A military court in Manama is due to hand down its verdict on 28 September on an appeal brought by a group of prominent opposition activists in Bahrain after they were jailed in one of the ongoing trials linked to pro-reform protests earlier this year.
The military-run National Safety Court of Appeal is expected to confirm or overturn the conviction of 14 people jailed for their alleged roles in mass demonstrations at the capital’s GCC Roundabout (formerly Pearl Roundabout) in February and March 2011.
Amnesty International has repeatedly criticized the unfair military trials at the National Safety Court of First Instance, which convicted and sentenced the 14 along with seven others who were tried in absentia. There has been no independent investigation into allegations by some of the defendants that they were tortured in pre-trial detention, when they were held incommunicado.
“These opposition leaders were tried and sentenced by a court that is neither independent nor impartial,” said Malcolm Smart, Director of Amnesty International’s Middle East and North Africa Programme.
“We believe some or all of them may be prisoners of conscience, imprisoned possibly solely for their participation in peaceful protests.”
“It was quite wrong for the government to send civilians for trial before military courts to penalize them for their participation in anti-government protests.”
The defendants were previously sentenced to between two years and life imprisonment, on charges that included “setting up terror groups to topple the royal regime and change the constitution.” They all deny the charges.
The military prosecution is said to have failed to provide any substantive evidence to show that the accused used or advocated violence during the protests.
An Amnesty International observer attended the appeal hearing session for the group on 6 September, where defence lawyers asked the presiding judge to hear the defendants’ testimony about alleged abuses during their arrest and interrogation, including beatings and other ill-treatment.
“The detention and trials of these activists and others linked to pro-reform protests in Bahrain have been riddled with problems that tainted the legal proceedings,” said Malcolm Smart.
“Bahrain’s authorities must carry out a thorough and independent investigation into allegations that detainees were tortured and otherwise abused in custody, and bring to justice those responsible.”

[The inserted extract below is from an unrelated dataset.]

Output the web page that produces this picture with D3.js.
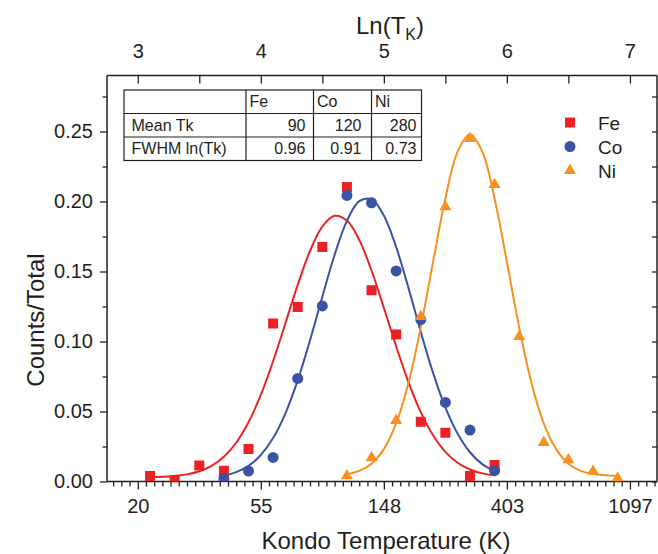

Hundreds of Bahrainis have been arrested since pro-reform demonstrations began in central Manama in February and March, and scores of health workers, activists, teachers and others have faced military trials that have failed to meet international fair trial standards.
On 25 September, another military court sentenced the former president and vice-president of the Bahrain Teachers’ Association to 10 and three years in prison, respectively, after convicting them on protest-related charges that they deny.